Hours after watching the film, I can close my eyes and see those incredible battle scenes pulsing and throbbing in my skull. They are even more extravagant than his jaw-dropping siege of Helm's Deep in The Two Towers. They have giant elephants and swooping pterodactyls. After the second movie, I compared his epic military setpieces to Kurosawa, but it's a condescension he no longer deserves. His battles are a thing of wonder on their own account. Maybe Kurosawa's battles will one day be described as proto-Jacksonian. And for the first time in this series they are built on to a plot with some narrative force.

The two feisty young hobbits Frodo (Wood) and Sam (Sean Astin) journey to Mordor in the company of the wicked and duplicitous Gollum (Andy Serkis) to destroy the Ring. Meanwhile, the forces of good led by Aragorn (Viggo Mortensen) embark on a massive diversionary tactic: an all-out assault on the orcs, to distract the evil one from seeing that Frodo is going to dispose of the Ring he covets. And there are loads of other showstopping moments, including a creepy tangle with a spider.

It's a fantastic spectacle, but how much you really love it will depend on testicle-altitude. Unlike other fantasy stories which have an airy sense of buoyancy, The Lord of the Rings always has that stolid, puddingy heaviness, the earnestly childlike quality of which almost, but not quite, prevents it from being pompous.

After every long-bearded, pointy-eared thing has been said and done, after every hobbity madrigal has been crooned, every unfunny pipe-smoking bit of business complete and every Elvish phrase solemnly intoned - subtitled, not dubbed - has this film anything meaningful to say about war, or about the eternal moral contest with evil?

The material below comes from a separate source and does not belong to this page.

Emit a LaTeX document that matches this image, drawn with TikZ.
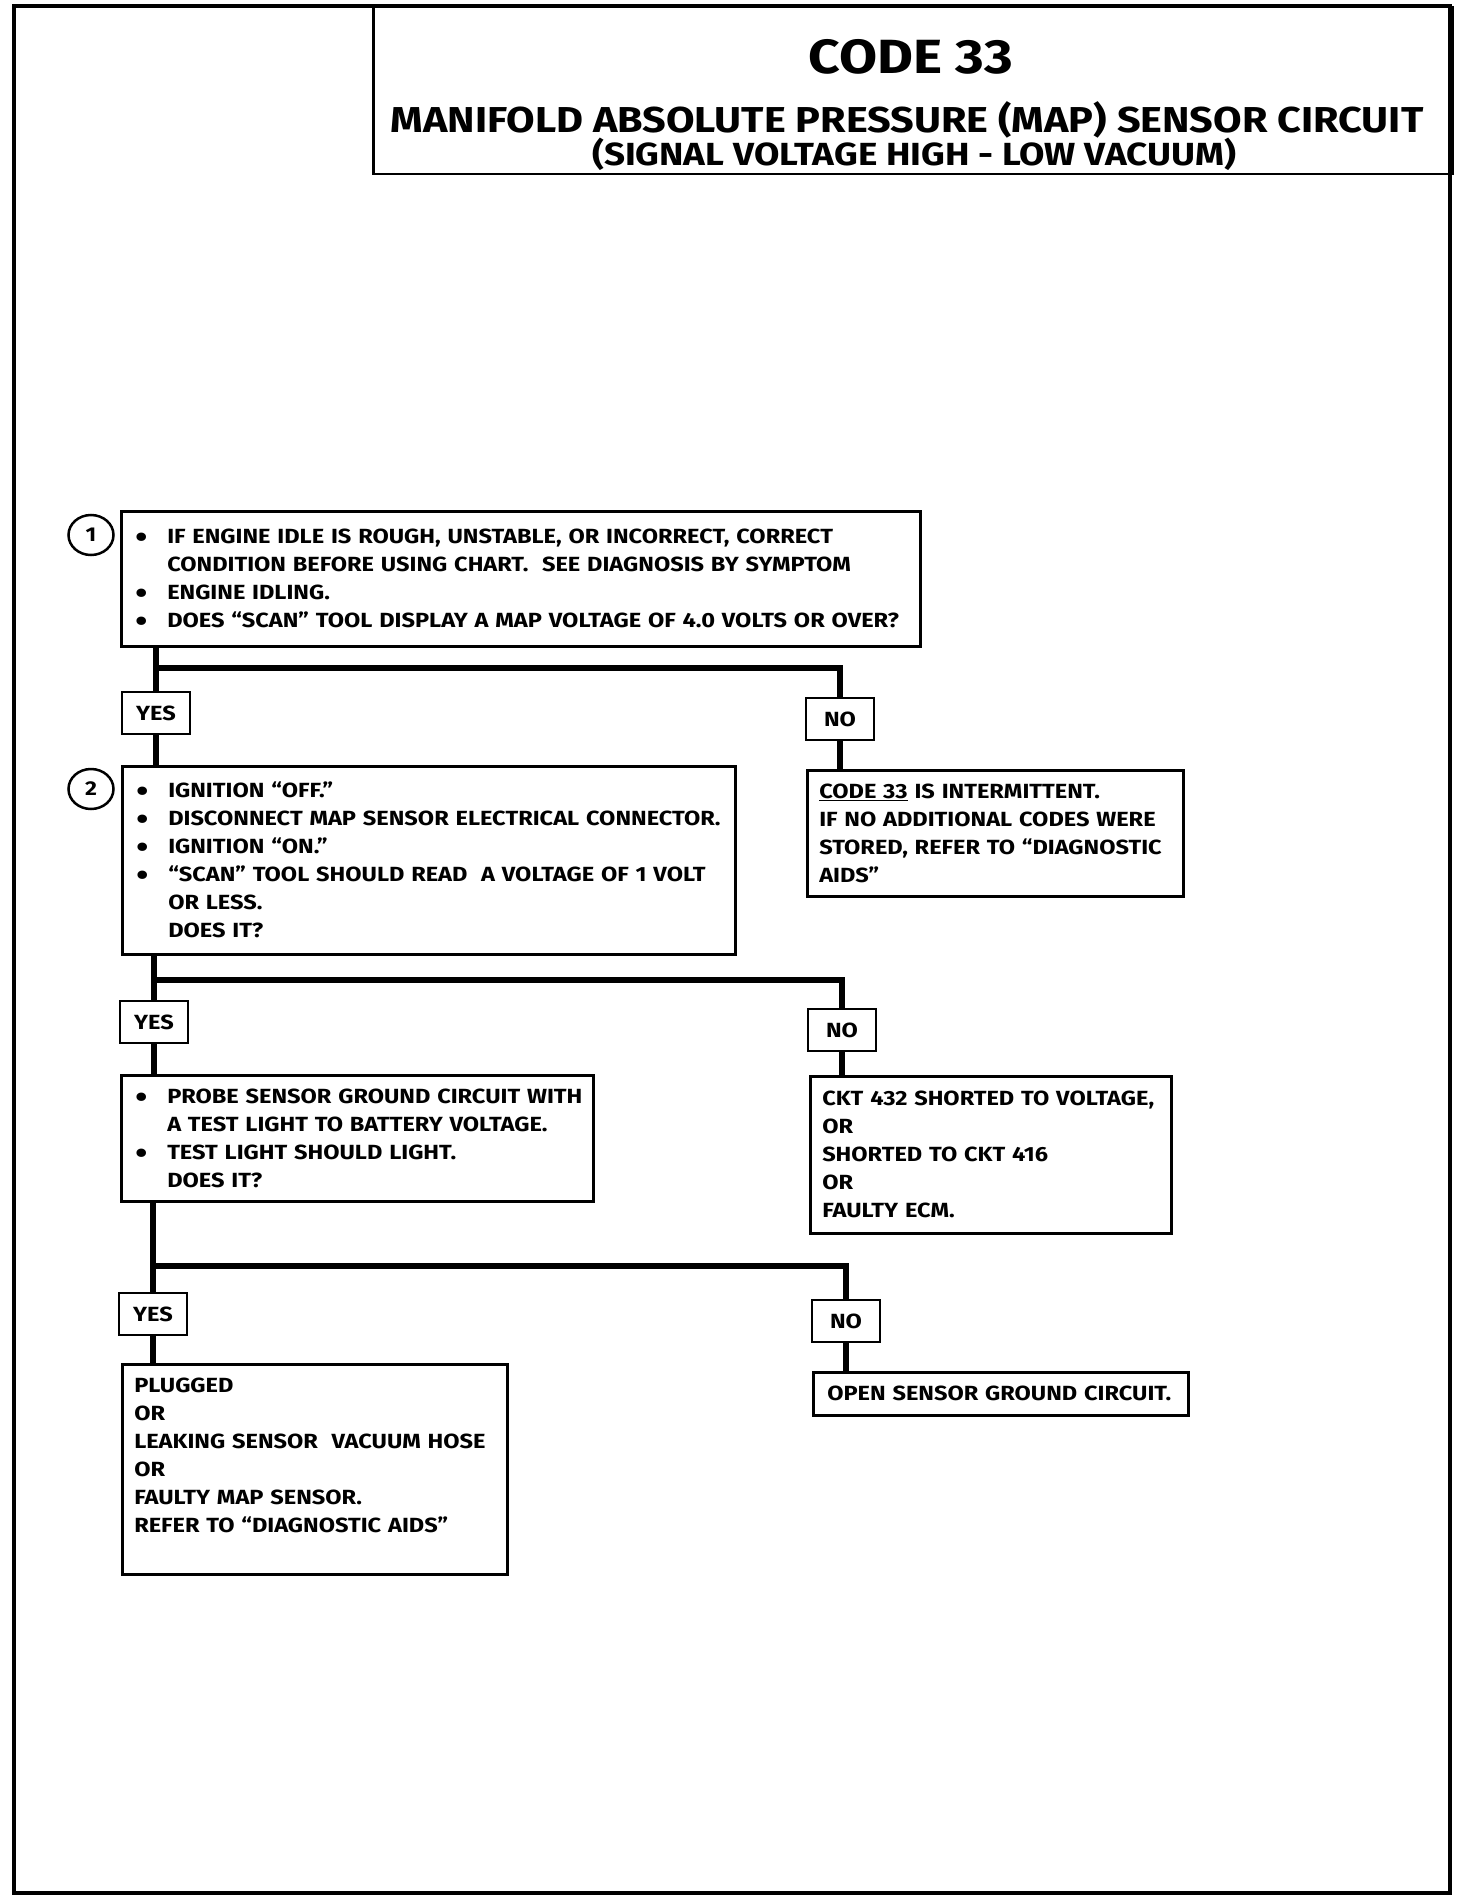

Well, with Saruman's omission there is no compelling intelligence directing the forces of darkness; the face of evil effectively has to be Gollum who, although nasty, is no worthy dramatic counterpoint for Aragorn and Gandalf. And anyway, in Return of the King, apart from the sacrificial loss of Bernard Hill's King Theoden, who is poignantly old anyway, the only people killed in battle are trillions and trillions of nameless beasties and anonymous hordes. No one important. Very different from warfare in the non-toytown world.

There is no sobering experience of loss, no real sense of the obscenity and tragedy of war and therefore nothing really at stake. That's why it appeals to adolescent boys, and to adults sentimentally loyal to their departed, adolescent selves.

It may seem churlish to remember how shallow The Lord of the Rings is, when the Peter Jackson movies have turned out to be such terrifically enjoyable escapism. I started the series an atheist and finished an agnostic.

With enormous energy and a passionately exacting eye for detail, Jackson has made the regressive-romantic legend live again. He has given the Tolkien myth a turbo-charged rush into the 21st century. It's tripe. But he's made it mind-blowing tripe.